相毎モコ

400字で書くことを心がけ

憧憬のヤクーツク

闖入者の発生。住んでいるアパートに小さなゴキブリが出るようになってしまった。
悲しいことである。

と、悲しむのに違和感があるというのは、そも、人間とゴキブリ、どっちが先に住んでいたのか、ということが引っかかるからだ。多分、ゴキブリである。ということは、闖入したのは自分で、迷惑しているのはゴキブリの方なのではないか。

さらに、ゴキブリが人間の周りに存在していて、不自然なことがあるだろうかね。ないね。
っていうか、ゴキブリだけじゃねえ、他の生き物もそうで、別にいちいち意識してないが人間生活の周りには現代日本でいえば烏、鳩、野良猫、ネズミ、蝿、蚊、なんたらダニ、かんたらムシ、すずめ、ムカデ、アリ、イヌ、金魚、シェパードなどが目に見えて存在しており、ヴィールスや微生物なんかの肉眼で確認し難いのも存在している。

こんな雑多な世の中で、ヒト以外と生活したくない、なんて考えはどうなんだろうか。無理なのではなかろうか。共存共栄があちこちで叫ばれる時代じゃないか。
とすると、ゴキブリのいる生活空間というのはじねん、いきとしいける者の在るべき空間に違いなく、これを駆逐して己だけの快適空間を創出せしめよー、なんて言動は羞恥を知らぬエゴイズムであって、これこそ駆逐されるべき思考である。
よって、種も目も科も関係ねえ、命あるもの全てと手をとって、鳩もメダカもゴキブリも、みんな一緒に生きてこう。やってこう。
21世紀はダイバーシティの時代だよね。いいよね、多種多様性って。サワディーカップ



という風に、空のように広い仏の心を持つことが私にはできぬ。
かつて、日本の地にはゴキブリが存在していなかったという。原産はアフリカらしい。
誰だか知らないがアフリカからこの虫を持ち込んでしまった輩がいたはずで、ああ、なんてことをしてくれたんだろう。

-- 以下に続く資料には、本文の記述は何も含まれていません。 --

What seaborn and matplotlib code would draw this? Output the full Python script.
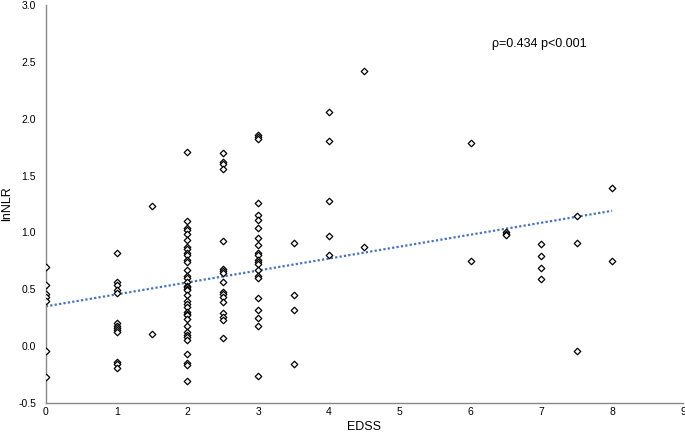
import numpy as np
import pandas as pd
import matplotlib
matplotlib.use("Agg")
import matplotlib.pyplot as plt
import seaborn as sns

# EDSS groups and lnNLR values
edss_0 = [0.70, 0.54, 0.46, 0.43, 0.40, -0.04, -0.27]
edss_1 = [0.82, 0.56, 0.54, 0.49, 0.47, 0.20, 0.18, 0.16, 0.14, 0.12, -0.14, -0.16, -0.19]
edss_1_5 = [1.23, 0.11]
edss_2 = [1.71, 1.10, 1.04, 1.02, 0.99, 0.93, 0.87, 0.85, 0.82, 0.80, 0.76, 0.74,
          0.67, 0.62, 0.60, 0.56, 0.53, 0.52, 0.50, 0.49, 0.45, 0.40, 0.37, 0.34,
          0.30, 0.28, 0.27, 0.24, 0.18, 0.12, 0.10, 0.08, 0.05, -0.07, -0.15, -0.17, -0.31]
edss_2_5 = [1.70, 1.62, 1.60, 1.56, 0.92, 0.68, 0.66, 0.64, 0.56, 0.48, 0.46, 0.43,
            0.39, 0.29, 0.26, 0.23, 0.07]
edss_3 = [1.86, 1.84, 1.82, 1.26, 1.15, 1.11, 1.04, 0.95, 0.89, 0.82, 0.80, 0.76,
          0.74, 0.72, 0.67, 0.62, 0.60, 0.42, 0.32, 0.25, 0.18, -0.26]
edss_3_5 = [0.91, 0.45, 0.32, -0.16]
edss_4 = [2.06, 1.80, 1.28, 0.97, 0.80]
edss_4_5 = [2.42, 0.87]
edss_6 = [1.79, 0.75]
edss_6_5 = [1.00, 0.99, 0.98]
edss_7 = [0.90, 0.79, 0.69, 0.59]
edss_7_5 = [1.14, 0.91, -0.04]
edss_8 = [1.39, 0.75]

groups = {0: edss_0, 1: edss_1, 1.5: edss_1_5, 2: edss_2, 2.5: edss_2_5, 3: edss_3,
          3.5: edss_3_5, 4: edss_4, 4.5: edss_4_5, 6: edss_6, 6.5: edss_6_5,
          7: edss_7, 7.5: edss_7_5, 8: edss_8}

x_ticks = [0, 1, 2, 3, 4, 5, 6, 7, 8, 9]
y_ticks = [-0.5, 0.0, 0.5, 1.0, 1.5, 2.0, 2.5, 3.0]
annotation = "ρ=0.434 p<0.001"

# trend line (intercept, slope)
trend_intercept = 0.35
trend_slope = 0.105

rows = [(k, v) for k, vals in groups.items() for v in vals]
df = pd.DataFrame(rows, columns=["EDSS", "lnNLR"])

sns.set_theme(style="white")
plt.rcParams['font.family'] = ['Liberation Sans', 'DejaVu Sans']
plt.rcParams['text.color'] = 'black'
plt.rcParams['axes.labelcolor'] = 'black'
plt.rcParams['xtick.color'] = 'black'
plt.rcParams['ytick.color'] = 'black'

fig = plt.figure(figsize=(6.85, 4.36), dpi=100)
ax = fig.add_axes([0.067, 0.0757, 0.93, 0.913])

sns.scatterplot(data=df, x="EDSS", y="lnNLR", ax=ax, marker="D", s=11,
                facecolor="white", edgecolor="black", linewidth=0.9, zorder=3)

xl = np.array([0, 8])
sns.lineplot(x=xl, y=trend_intercept + trend_slope * xl, ax=ax, color="#4472C4",
             linestyle=(0, (1, 1)), linewidth=1.6, zorder=2)

ax.set_xlim(0, 9)
ax.set_ylim(-0.5, 3.0)
ax.set_xticks(x_ticks)
ax.set_yticks(y_ticks)
ax.set_xticklabels([str(t) for t in x_ticks], fontsize=7.5)
ax.set_yticklabels([f"{t:.1f}" for t in y_ticks], fontsize=7.5)
ax.tick_params(axis="x", length=0, pad=3)
ax.tick_params(axis="y", length=0, pad=7)
ax.set_xlabel("EDSS", fontsize=9, labelpad=3)
ax.set_ylabel("lnNLR", fontsize=9, labelpad=4)
for s in ["top", "right"]:
    ax.spines[s].set_visible(False)
for s in ["left", "bottom"]:
    ax.spines[s].set_color("#888888")
    ax.spines[s].set_linewidth(1.0)

ax.text(6.3, 2.66, annotation, fontsize=9, ha="left", va="center")

fig.savefig("out.png", dpi=100)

あらゆる生物は複雑な利害関係で結ばれていて、どこかのつながりがほつれると、全体に影響を及ぼす。このつながりこそがひとつの大きな生命体であり、生きては死んでを繰り返して、生命体は続いてゆく。意味のない存在など、ないのだよ。
みたいな考えが仏教にはあるが、ゴキブリがこの世からいなくなったとして、いったい困ることなんてあるだろうか。駆除業界とゴキブリの研究をしていた人らだけだろう。仕事は他にもあるし、研究しなければならない事は他にもたくさんある。

ドラえもんひみつ道具に、ある存在をなかったことにできる機械があったが、あれでゴキブリを消したい。
しかし、ジャイアンが消えてもスネ夫ジャイアンの地位につくだけで、のび太の苦しみは変わらなかった。
ゴキブリを消しても、ゴキブリに替わるなにかが出てくるだけである。。。。。。
怨憎会苦。


どうしたらいいのかまったく分からず、ゴキブリ問題が解決しないことには人生に希望が見いだせないので、早いところ北海道とかアラスカとかヤクーツクとかスピッツベルゲン島とか、寒い所に移住したいでございます。